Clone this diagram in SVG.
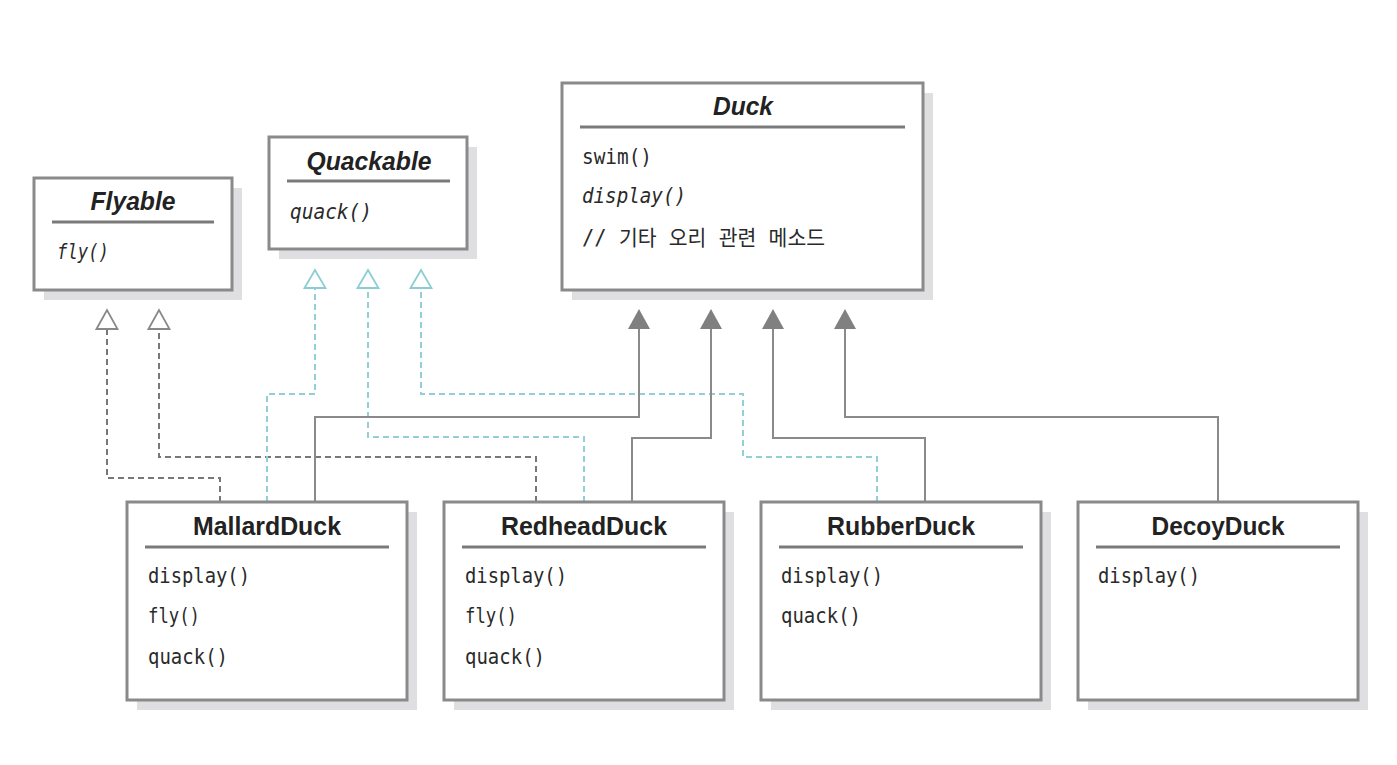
<svg xmlns="http://www.w3.org/2000/svg" width="1397" height="765" viewBox="0 0 1397 765">
<style>
.shadow{fill:#dfdfe1;stroke:none}
.box{fill:#ffffff;stroke:#8a8a8a;stroke-width:3}
.sep{stroke:#7a7a7a;stroke-width:3}
.title{font-family:"Liberation Sans",Arial,sans-serif;font-weight:bold;font-size:26px;fill:#222;text-anchor:middle}
.ititle{font-style:italic}
.m{font-family:"DejaVu Sans Mono","Noto Sans CJK KR",monospace;font-size:21px;fill:#2a2a2a}
.im{font-style:italic}
.inh{fill:none;stroke:#8a8a8a;stroke-width:2}
.dg{fill:none;stroke:#777777;stroke-width:2;stroke-dasharray:6 4}
.dc{fill:none;stroke:#93cfd6;stroke-width:2;stroke-dasharray:6 4}
</style>
<defs>
<marker id="triFill" viewBox="0 -11 21 22" refX="0" refY="0" markerWidth="21" markerHeight="22" markerUnits="userSpaceOnUse" orient="auto">
<polygon points="0,-11 20,0 0,11" fill="#808080"/>
</marker>
<marker id="triGray" viewBox="-2 -13 23 26" refX="0" refY="0" markerWidth="23" markerHeight="26" markerUnits="userSpaceOnUse" orient="auto">
<polygon points="0,-10.5 19,0 0,10.5" fill="#ffffff" stroke="#888888" stroke-width="1.8"/>
</marker>
<marker id="triCyan" viewBox="-2 -13 23 26" refX="0" refY="0" markerWidth="23" markerHeight="26" markerUnits="userSpaceOnUse" orient="auto">
<polygon points="0,-10.5 18,0 0,10.5" fill="#ffffff" stroke="#8ccdd4" stroke-width="1.8"/>
</marker>
</defs>
<rect width="1397" height="765" fill="#ffffff"/>

<g id="connectors">
<path class="dg" d="M220,502 V478 H107 V329" marker-end="url(#triGray)"/>
<path class="dg" d="M536,502 V457 H159 V329" marker-end="url(#triGray)"/>
<path class="dc" d="M267,502 V394 H315 V288" marker-end="url(#triCyan)"/>
<path class="dc" d="M584,502 V437 H368 V288" marker-end="url(#triCyan)"/>
<path class="dc" d="M877,502 V457 H743 V394 H421 V288" marker-end="url(#triCyan)"/>
<path class="inh" d="M315,502 V417 H639 V329" marker-end="url(#triFill)"/>
<path class="inh" d="M632,502 V438 H711 V329" marker-end="url(#triFill)"/>
<path class="inh" d="M925,502 V438 H773 V329" marker-end="url(#triFill)"/>
<path class="inh" d="M1218,502 V417 H845 V329" marker-end="url(#triFill)"/>
</g>

<g id="Flyable">
<rect class="shadow" x="44" y="188" width="198" height="112"/>
<rect class="box" x="34" y="178" width="198" height="112"/>
<text class="title ititle" x="133" y="210" textLength="85" lengthAdjust="spacingAndGlyphs">Flyable</text>
<line class="sep" x1="52" y1="222" x2="214" y2="222"/>
<text class="m im" x="57" y="259" textLength="52" lengthAdjust="spacingAndGlyphs">fly()</text>
</g>

<g id="Quackable">
<rect class="shadow" x="279" y="147" width="198" height="112"/>
<rect class="box" x="269" y="137" width="198" height="112"/>
<text class="title ititle" x="369" y="170" textLength="125" lengthAdjust="spacingAndGlyphs">Quackable</text>
<line class="sep" x1="287" y1="181" x2="450" y2="181"/>
<text class="m im" x="290" y="219" textLength="82" lengthAdjust="spacingAndGlyphs">quack()</text>
</g>

<g id="Duck">
<rect class="shadow" x="572" y="93" width="361" height="207"/>
<rect class="box" x="562" y="83" width="361" height="207"/>
<text class="title ititle" x="743" y="115" textLength="60" lengthAdjust="spacingAndGlyphs">Duck</text>
<line class="sep" x1="580" y1="127" x2="905" y2="127"/>
<text class="m" x="582" y="164" textLength="70" lengthAdjust="spacingAndGlyphs">swim()</text>
<text class="m im" x="582" y="203" textLength="104" lengthAdjust="spacingAndGlyphs">display()</text>
<text class="m" x="582" y="245" textLength="243" lengthAdjust="spacingAndGlyphs">// 기타 오리 관련 메소드</text>
</g>

<g id="MallardDuck">
<rect class="shadow" x="137" y="512" width="280" height="198"/>
<rect class="box" x="127" y="502" width="280" height="198"/>
<text class="title" x="267" y="535" textLength="148" lengthAdjust="spacingAndGlyphs">MallardDuck</text>
<line class="sep" x1="145" y1="547" x2="389" y2="547"/>
<text class="m" x="148" y="583" textLength="102" lengthAdjust="spacingAndGlyphs">display()</text>
<text class="m" x="148" y="623" textLength="52" lengthAdjust="spacingAndGlyphs">fly()</text>
<text class="m" x="148" y="664" textLength="80" lengthAdjust="spacingAndGlyphs">quack()</text>
</g>

<g id="RedheadDuck">
<rect class="shadow" x="454" y="512" width="280" height="198"/>
<rect class="box" x="444" y="502" width="280" height="198"/>
<text class="title" x="584" y="535" textLength="166" lengthAdjust="spacingAndGlyphs">RedheadDuck</text>
<line class="sep" x1="462" y1="547" x2="706" y2="547"/>
<text class="m" x="465" y="583" textLength="102" lengthAdjust="spacingAndGlyphs">display()</text>
<text class="m" x="465" y="623" textLength="52" lengthAdjust="spacingAndGlyphs">fly()</text>
<text class="m" x="465" y="664" textLength="80" lengthAdjust="spacingAndGlyphs">quack()</text>
</g>

<g id="RubberDuck">
<rect class="shadow" x="771" y="512" width="280" height="198"/>
<rect class="box" x="761" y="502" width="280" height="198"/>
<text class="title" x="901" y="535" textLength="148" lengthAdjust="spacingAndGlyphs">RubberDuck</text>
<line class="sep" x1="779" y1="547" x2="1023" y2="547"/>
<text class="m" x="781" y="583" textLength="102" lengthAdjust="spacingAndGlyphs">display()</text>
<text class="m" x="781" y="623" textLength="80" lengthAdjust="spacingAndGlyphs">quack()</text>
</g>

<g id="DecoyDuck">
<rect class="shadow" x="1088" y="512" width="280" height="198"/>
<rect class="box" x="1078" y="502" width="280" height="198"/>
<text class="title" x="1218" y="535" textLength="133" lengthAdjust="spacingAndGlyphs">DecoyDuck</text>
<line class="sep" x1="1096" y1="547" x2="1340" y2="547"/>
<text class="m" x="1098" y="583" textLength="102" lengthAdjust="spacingAndGlyphs">display()</text>
</g>
</svg>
-------
[Problem statement]
Restate the whole listing above exactly, please, omitting every image.

[Task output]
Clone this diagram in SVG.
<svg xmlns="http://www.w3.org/2000/svg" width="1397" height="765" viewBox="0 0 1397 765">
<style>
.shadow{fill:#dfdfe1;stroke:none}
.box{fill:#ffffff;stroke:#8a8a8a;stroke-width:3}
.sep{stroke:#7a7a7a;stroke-width:3}
.title{font-family:"Liberation Sans",Arial,sans-serif;font-weight:bold;font-size:26px;fill:#222;text-anchor:middle}
.ititle{font-style:italic}
.m{font-family:"DejaVu Sans Mono","Noto Sans CJK KR",monospace;font-size:21px;fill:#2a2a2a}
.im{font-style:italic}
.inh{fill:none;stroke:#8a8a8a;stroke-width:2}
.dg{fill:none;stroke:#777777;stroke-width:2;stroke-dasharray:6 4}
.dc{fill:none;stroke:#93cfd6;stroke-width:2;stroke-dasharray:6 4}
</style>
<defs>
<marker id="triFill" viewBox="0 -11 21 22" refX="0" refY="0" markerWidth="21" markerHeight="22" markerUnits="userSpaceOnUse" orient="auto">
<polygon points="0,-11 20,0 0,11" fill="#808080"/>
</marker>
<marker id="triGray" viewBox="-2 -13 23 26" refX="0" refY="0" markerWidth="23" markerHeight="26" markerUnits="userSpaceOnUse" orient="auto">
<polygon points="0,-10.5 19,0 0,10.5" fill="#ffffff" stroke="#888888" stroke-width="1.8"/>
</marker>
<marker id="triCyan" viewBox="-2 -13 23 26" refX="0" refY="0" markerWidth="23" markerHeight="26" markerUnits="userSpaceOnUse" orient="auto">
<polygon points="0,-10.5 18,0 0,10.5" fill="#ffffff" stroke="#8ccdd4" stroke-width="1.8"/>
</marker>
</defs>
<rect width="1397" height="765" fill="#ffffff"/>

<g id="connectors">
<path class="dg" d="M220,502 V478 H107 V329" marker-end="url(#triGray)"/>
<path class="dg" d="M536,502 V457 H159 V329" marker-end="url(#triGray)"/>
<path class="dc" d="M267,502 V394 H315 V288" marker-end="url(#triCyan)"/>
<path class="dc" d="M584,502 V437 H368 V288" marker-end="url(#triCyan)"/>
<path class="dc" d="M877,502 V457 H743 V394 H421 V288" marker-end="url(#triCyan)"/>
<path class="inh" d="M315,502 V417 H639 V329" marker-end="url(#triFill)"/>
<path class="inh" d="M632,502 V438 H711 V329" marker-end="url(#triFill)"/>
<path class="inh" d="M925,502 V438 H773 V329" marker-end="url(#triFill)"/>
<path class="inh" d="M1218,502 V417 H845 V329" marker-end="url(#triFill)"/>
</g>

<g id="Flyable">
<rect class="shadow" x="44" y="188" width="198" height="112"/>
<rect class="box" x="34" y="178" width="198" height="112"/>
<text class="title ititle" x="133" y="210" textLength="85" lengthAdjust="spacingAndGlyphs">Flyable</text>
<line class="sep" x1="52" y1="222" x2="214" y2="222"/>
<text class="m im" x="57" y="259" textLength="52" lengthAdjust="spacingAndGlyphs">fly()</text>
</g>

<g id="Quackable">
<rect class="shadow" x="279" y="147" width="198" height="112"/>
<rect class="box" x="269" y="137" width="198" height="112"/>
<text class="title ititle" x="369" y="170" textLength="125" lengthAdjust="spacingAndGlyphs">Quackable</text>
<line class="sep" x1="287" y1="181" x2="450" y2="181"/>
<text class="m im" x="290" y="219" textLength="82" lengthAdjust="spacingAndGlyphs">quack()</text>
</g>

<g id="Duck">
<rect class="shadow" x="572" y="93" width="361" height="207"/>
<rect class="box" x="562" y="83" width="361" height="207"/>
<text class="title ititle" x="743" y="115" textLength="60" lengthAdjust="spacingAndGlyphs">Duck</text>
<line class="sep" x1="580" y1="127" x2="905" y2="127"/>
<text class="m" x="582" y="164" textLength="70" lengthAdjust="spacingAndGlyphs">swim()</text>
<text class="m im" x="582" y="203" textLength="104" lengthAdjust="spacingAndGlyphs">display()</text>
<text class="m" x="582" y="245" textLength="243" lengthAdjust="spacingAndGlyphs">// 기타 오리 관련 메소드</text>
</g>

<g id="MallardDuck">
<rect class="shadow" x="137" y="512" width="280" height="198"/>
<rect class="box" x="127" y="502" width="280" height="198"/>
<text class="title" x="267" y="535" textLength="148" lengthAdjust="spacingAndGlyphs">MallardDuck</text>
<line class="sep" x1="145" y1="547" x2="389" y2="547"/>
<text class="m" x="148" y="583" textLength="102" lengthAdjust="spacingAndGlyphs">display()</text>
<text class="m" x="148" y="623" textLength="52" lengthAdjust="spacingAndGlyphs">fly()</text>
<text class="m" x="148" y="664" textLength="80" lengthAdjust="spacingAndGlyphs">quack()</text>
</g>

<g id="RedheadDuck">
<rect class="shadow" x="454" y="512" width="280" height="198"/>
<rect class="box" x="444" y="502" width="280" height="198"/>
<text class="title" x="584" y="535" textLength="166" lengthAdjust="spacingAndGlyphs">RedheadDuck</text>
<line class="sep" x1="462" y1="547" x2="706" y2="547"/>
<text class="m" x="465" y="583" textLength="102" lengthAdjust="spacingAndGlyphs">display()</text>
<text class="m" x="465" y="623" textLength="52" lengthAdjust="spacingAndGlyphs">fly()</text>
<text class="m" x="465" y="664" textLength="80" lengthAdjust="spacingAndGlyphs">quack()</text>
</g>

<g id="RubberDuck">
<rect class="shadow" x="771" y="512" width="280" height="198"/>
<rect class="box" x="761" y="502" width="280" height="198"/>
<text class="title" x="901" y="535" textLength="148" lengthAdjust="spacingAndGlyphs">RubberDuck</text>
<line class="sep" x1="779" y1="547" x2="1023" y2="547"/>
<text class="m" x="781" y="583" textLength="102" lengthAdjust="spacingAndGlyphs">display()</text>
<text class="m" x="781" y="623" textLength="80" lengthAdjust="spacingAndGlyphs">quack()</text>
</g>

<g id="DecoyDuck">
<rect class="shadow" x="1088" y="512" width="280" height="198"/>
<rect class="box" x="1078" y="502" width="280" height="198"/>
<text class="title" x="1218" y="535" textLength="133" lengthAdjust="spacingAndGlyphs">DecoyDuck</text>
<line class="sep" x1="1096" y1="547" x2="1340" y2="547"/>
<text class="m" x="1098" y="583" textLength="102" lengthAdjust="spacingAndGlyphs">display()</text>
</g>
</svg>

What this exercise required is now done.